The pressure to celebrate 25 is almost as frightening as turning 25. I enjoyed the idea of getting older at almost every inch of my life. Until now. But in all honesty, that's nothing new. You've heard every 25 woe and if you haven't had the chance to, well, get ready for it. 25 will come abruptly, faster than you can ever be prepared for, and filled with 25 years worth of embarrassing photos (like the one of you butt-naked in a bathtub...I won't say how old), regrettable decisions (but no take-backs), way too many shitty friends and the one or two friends you still have standing, and the success you’ve achieved (you managed to stay alive and didn't die from microwave radiation poisoning...congratulations!). I told a stranger—a man I barely knew the name of—how old I was turning and he reassured me by saying "well, it's really over for you after 30..." Comforting. I can't wait to combust at the turn of 30 years. So how does one celebrate that? Celebrate many losses, painful gains, being able to rent a freaking car now (a very sarcastic “yay!”), and just plain ol’ being old af.
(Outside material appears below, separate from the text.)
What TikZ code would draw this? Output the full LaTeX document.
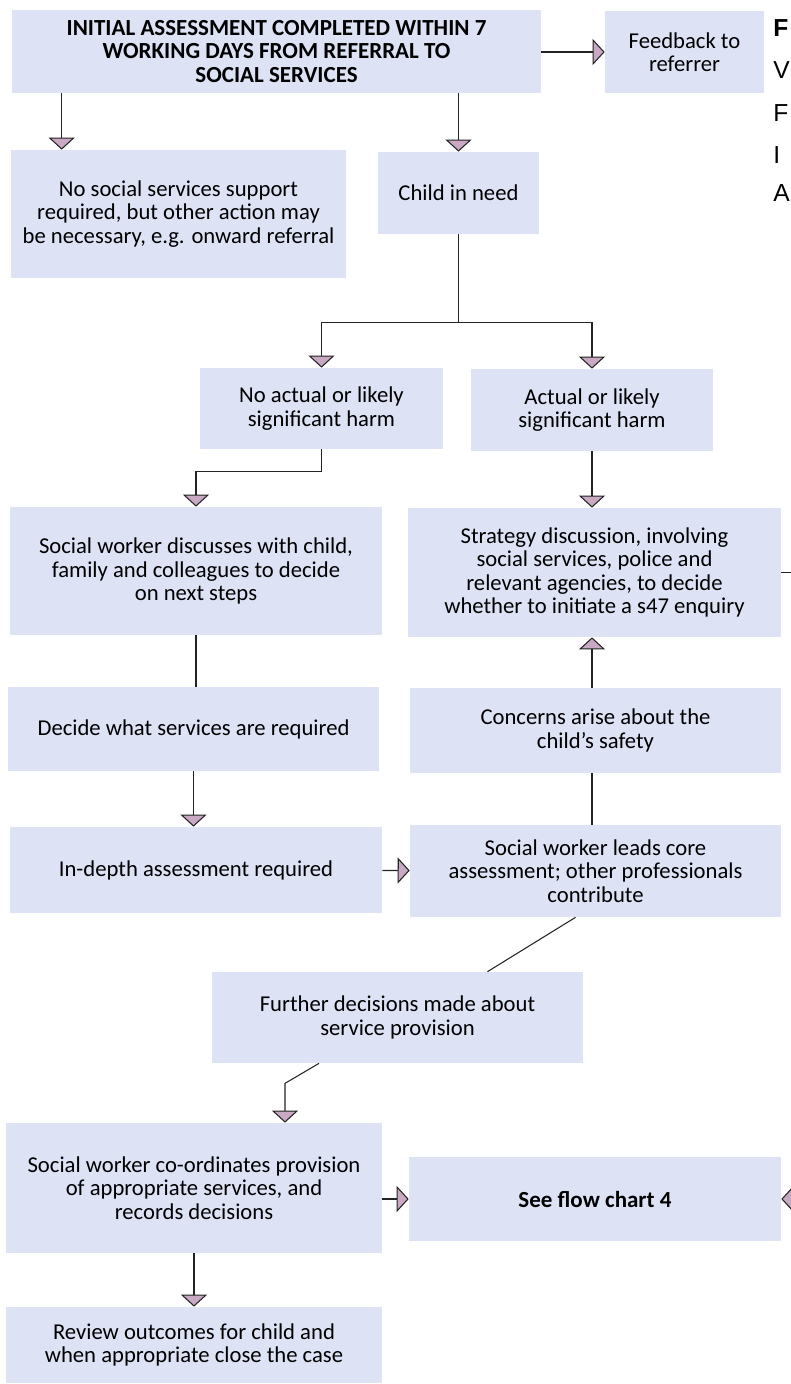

There were many options...and the suffocating pressure to do something huge. My 24 year old friend said, "understandably so...you're turning 25." Gulp. Do I throw a huge party? Rooftop? House party? Airbnb? If you really think about all those parties you've ever done—hosting sucks! You can't even enjoy your own birthday. You have to catch up with your high school friends all while making sure all of your different groups get along and not rip each other apart. Everyone must be drunk (but you and if you do get drunk...the rush of guilt ensues because everyone must be happy even at the cost of your happiness.) No, no, I do that every year. This year must be different. I AM DIFFERENT. I am ripe. I want to enjoy myself for once.
Do I do 25 things? I made a list of 25 things. It's literally sitting in my phone. I even tweeted it. Some are really really good. Some are ehhhh. But then I decided it was just way too much work. I’ll save it for another birthday year when I want to torture myself instead. I don't even have 25 free days in one year. Nor enough 0's in my bank account to ride a helicopter and 24 other equally expensive activities. I don't have enough guts to get anymore very rushed, VERY PERMANENT, reckless tattoos just so I can tell my future grandchildren or grand-doggies that "Mommy did 25 things for her 25th birthday and this cherry tattoo is one of them." Ugh, gross. Future me would punch me now.
OR, I can do nothing. Expect nothing. It's essentially just another day, right? Why put so much pressure on another day on the calendar. Why be selfish? Why? FUCK. Who am I kidding? The control freak, inner-alcoholic, any-excuse-to-do-dumb-shit, Lit-Lynn will never forgive herself if she let her 25th birthday go without any stories to tell.
So...what will I do? Honestly, I don’t know. But I am one year older, a quarter century into existence, and I am surprisingly, absolutely, very happy. I’ve accomplished a lot. And although, I would argue tooth and nail that my accomplishments are not worth celebrating, my friends would differ. And for once, I’m not going to argue with them. I have grown so much. I have so many thoughtful, beautiful, and inspiring friends. And I am here, typing away, sculpting and chipping away at my feelings to all of three people who actually read this. And it’s okay.
So again, what am I going to do? Whatever the fuck I want to do tomorrow. And carry it over to EVERY. SINGLE. DAY. this year.